The Effect of Perspective
Like anyone who was a teenager, The Catcher in the Rye had a hold
on me in my youth. And I still have a warm spot for it, and nothing
stops it from being a really, really good book. But the older I get the
less it means to me. I mean, I've never thought to myself "Gee, I wonder
what Holden Caulfield would do in this situation" as I might with, say,
Tom Joad. At the end of the day, Tom Joad is Paul Westerberg in 1984,
and Holden Caulfield is your average Williamsburg hipster in a
nouveau-rock art fusion no-bass-included Japanese haiku band: for all we
know the last time we read of Tom walking away from Ma is followed by
him getting his head bashed in for not being happy to work for 3 cents a
day; Holden we're fairly certain will simply end up at another private
school for fellow rich kids, and in a few years he will look back on
his melo-dramatic teen years and laugh.

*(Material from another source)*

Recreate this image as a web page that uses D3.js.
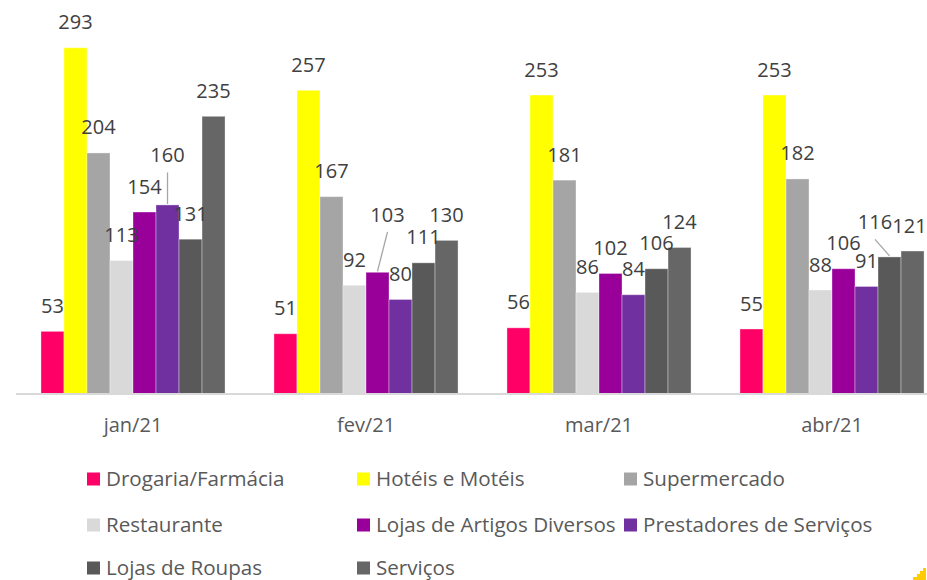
<!DOCTYPE html>
<html><head><meta charset="utf-8">
<script src="https://cdn.jsdelivr.net/npm/d3@7/dist/d3.min.js"></script>
<style>
html,body{margin:0;padding:0;background:#fff;}
svg{display:block;font-family:"Open Sans",sans-serif;}
</style></head>
<body><svg id="chart" width="927" height="580"></svg>
<script>
const months = ["jan/21","fev/21","mar/21","abr/21"];
const seriesNames = ["Drogaria/Farmácia","Hotéis e Motéis","Supermercado","Restaurante","Lojas de Artigos Diversos","Prestadores de Serviços","Lojas de Roupas","Serviços"];
const drogaria = [53,51,56,55];
const hoteis = [293,257,253,253];
const supermercado = [204,167,181,182];
const restaurante = [113,92,86,88];
const lojasArtigos = [154,103,102,106];
const prestadores = [160,80,84,91];
const lojasRoupas = [131,111,106,116];
const servicos = [235,130,124,121];
const seriesValues = [drogaria,hoteis,supermercado,restaurante,lojasArtigos,prestadores,lojasRoupas,servicos];
const colors = ["#FF0066","#FFFF00","#A5A5A5","#D9D9D9","#990099","#7030A0","#595959","#666666"];
// label nudges (series index, month index, dx, dy, leader line?)
const labelNudges = [[5,0,0,-24,true],[4,1,10,-32,true],[6,3,-14.5,-9,true],[7,3,-3,0,false]];

const svg = d3.select("#chart");
const x0 = d3.scaleBand().domain(months).range([16.5,948.5]).paddingInner(0.21).paddingOuter(0.105);
const x1 = d3.scaleBand().domain(d3.range(seriesNames.length)).range([0,x0.bandwidth()]);
const y = d3.scaleLinear().domain([0,300]).range([394,39.5]);

const data = [];
seriesValues.forEach((vals,s)=>vals.forEach((v,m)=>data.push({s,m,v})));

const g = svg.append("g");
g.selectAll("rect.bar").data(data).join("rect")
  .attr("class","bar")
  .attr("x",d=>x0(months[d.m])+x1(d.s))
  .attr("y",d=>y(d.v))
  .attr("width",x1.bandwidth())
  .attr("height",d=>y(0)-y(d.v))
  .attr("fill",d=>colors[d.s])
  .attr("stroke","#fff").attr("stroke-opacity",0.35).attr("stroke-width",1);

// axis
const axis = d3.axisBottom(x0).tickSize(0).tickPadding(0);
const ax = svg.append("g").attr("transform","translate(0,394)").call(axis);
ax.select(".domain").attr("d","M16,0H927").attr("stroke","#D9D9D9").attr("stroke-width",2);
ax.selectAll(".tick text").attr("y",38).attr("dy",null).attr("fill","#595959")
  .style("font-family","'Open Sans',sans-serif").attr("font-size",20);

// labels
const nudgeOf = d => labelNudges.find(n=>n[0]===d.s && n[1]===d.m);
const cx = d => x0(months[d.m])+x1(d.s)+x1.bandwidth()/2;
const lbl = svg.append("g").attr("font-size",20).attr("fill","#404040").attr("text-anchor","middle");
data.forEach(d=>{
  const n = nudgeOf(d);
  const dx = n?n[2]:0, dy = n?n[3]:0;
  const lx = cx(d)+dx, ly = y(d.v)-18.5+dy;
  if(n && n[4]){
    svg.append("line").attr("x1",lx).attr("y1",ly+10).attr("x2",cx(d)).attr("y2",y(d.v)-1)
      .attr("stroke","#A6A6A6").attr("stroke-width",1.3);
  }
  lbl.append("text").attr("x",lx).attr("y",ly).text(d.v);
});

// legend
const legCols = [87,357,624], legRows = [479,525,568];
const leg = svg.append("g").attr("font-size",20.6).attr("fill","#595959");
seriesNames.forEach((name,i)=>{
  const lx = legCols[i%3], ly = legRows[Math.floor(i/3)];
  leg.append("rect").attr("x",lx).attr("y",ly-6.5).attr("width",13).attr("height",13).attr("fill",colors[i]);
  leg.append("text").attr("x",lx+19).attr("y",ly+7).text(name);
});

// small yellow corner decoration
svg.append("path").attr("d","M913,580 L926,580 L926,568 L923,568 L923,571 L920,571 L920,574 L917,574 L917,577 L913,577 Z").attr("fill","#FFCC00");
</script></body></html>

Both characters' stories have
merit. But only one actually grows with you the more you experience
actual life. - XMASTIME
Article here on
The Holden Caulfield Effect:
When I first read the book, I was younger than the character, and he
seemed mature and kind of glamorous, what with all the walking around
Manhattan alone, the casual drinking of alcohol, and the making of
plans. I'm more than twice his age now, and glamorous and mature are probably the last words I'd use to describe him....For ubiquity alone (at least for now),
Holden Caulfield's probably the prime example of this kind of emotional
doppler effect. He sounds like one thing as you move toward him and
like something completely different as you move past, even though he's
just standing there, in that red-covered book, making the same sound the
whole time. His pitch hasn't changed, and I can still hear him loud and
clear — even as I move farther and farther away.
And hits the nail re:
Reality Bites too:
It does, however, make me far more sympathetic to Ben Stiller's character in Reality Bites
— who seemed like a greedy pariah when I first saw the movie and now
seems like the only person with his shit even a little bit together.
When someone puts your video babbling on MTV, you're supposed to say thank you. Again, I still enjoy the hell out of that movie, but I no longer see it as a fantasy; I see it as a cautionary tale.